Hobowpen
Hobowpen

Reputation: 71

Unexpectable array allocation in c

I have this code written:

        Resident_x * infos_shorted;
        Residents=6;
        infos_shorted=(Resident_x *)malloc(Residents*(sizeof(Resident_x)));
        i=0;
        while ((infos_shorted+i)!=NULL){
              printf ("%d\n", i);
              i++;
           }

Although someone would expect that I have allocated 6 memory places, when I run it it keeps printing i 's until I terminate it manually.

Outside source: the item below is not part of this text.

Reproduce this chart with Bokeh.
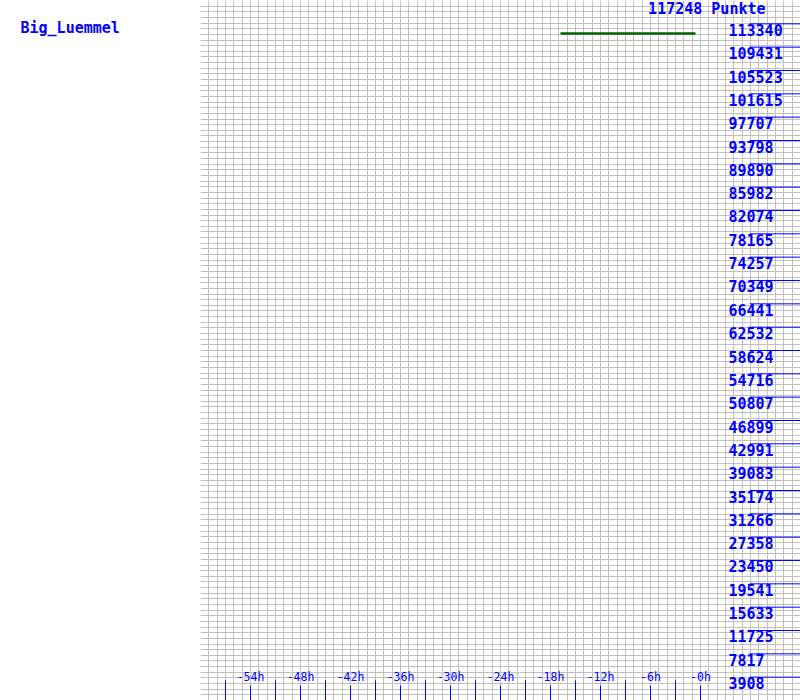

Thats what I have done to find an answer to my main problem which is this:

I write :

    Resident_x * infos_shorted;
    Residents=6;
    infos_shorted[i].height[8]=7;
    infos_shorted=(Resident_x *)malloc(Residents*(sizeof(Resident_x)));
    for (i=0; i<=Residents+4; i++){
          printf ("%d %d\n", infos_shorted[i].height, i);
    }

And I get the infos_shorted[i].height[8] printed correctly. How is that;

Upvotes: 0

Views: 73

Answers (2)

pm100
pm100

Reputation: 50110

you are expecting C runtime to behave how you would like it to behave; sadly it does not behave that way. malloc allocates you a chunk of memory, it is up to you to know where its start and end are

you must do

  const int NRES = 6;
  Resident_x * infos_shorted;
    Residents=NRES;
    infos_shorted=(Resident_x *)malloc(Residents*(sizeof(Resident_x)));
    i=0;
    for(int i = 0; i < NRES; i++){
       ...info_shorted[i];
       }

Upvotes: 0

Daniel Fischer
Daniel Fischer

Reputation: 183873

while ((infos_shorted+i)!=NULL){

As soon as i > Residents, you have undefined behaviour. Nevertheless, infos_shorted + i will very probably evaluate to an address i*sizeof(Resident_x) bytes behind the value of infos_shorted. There is no reason to expect such an address to be a null pointer (until it wraps, but that is yet more undefined behaviour).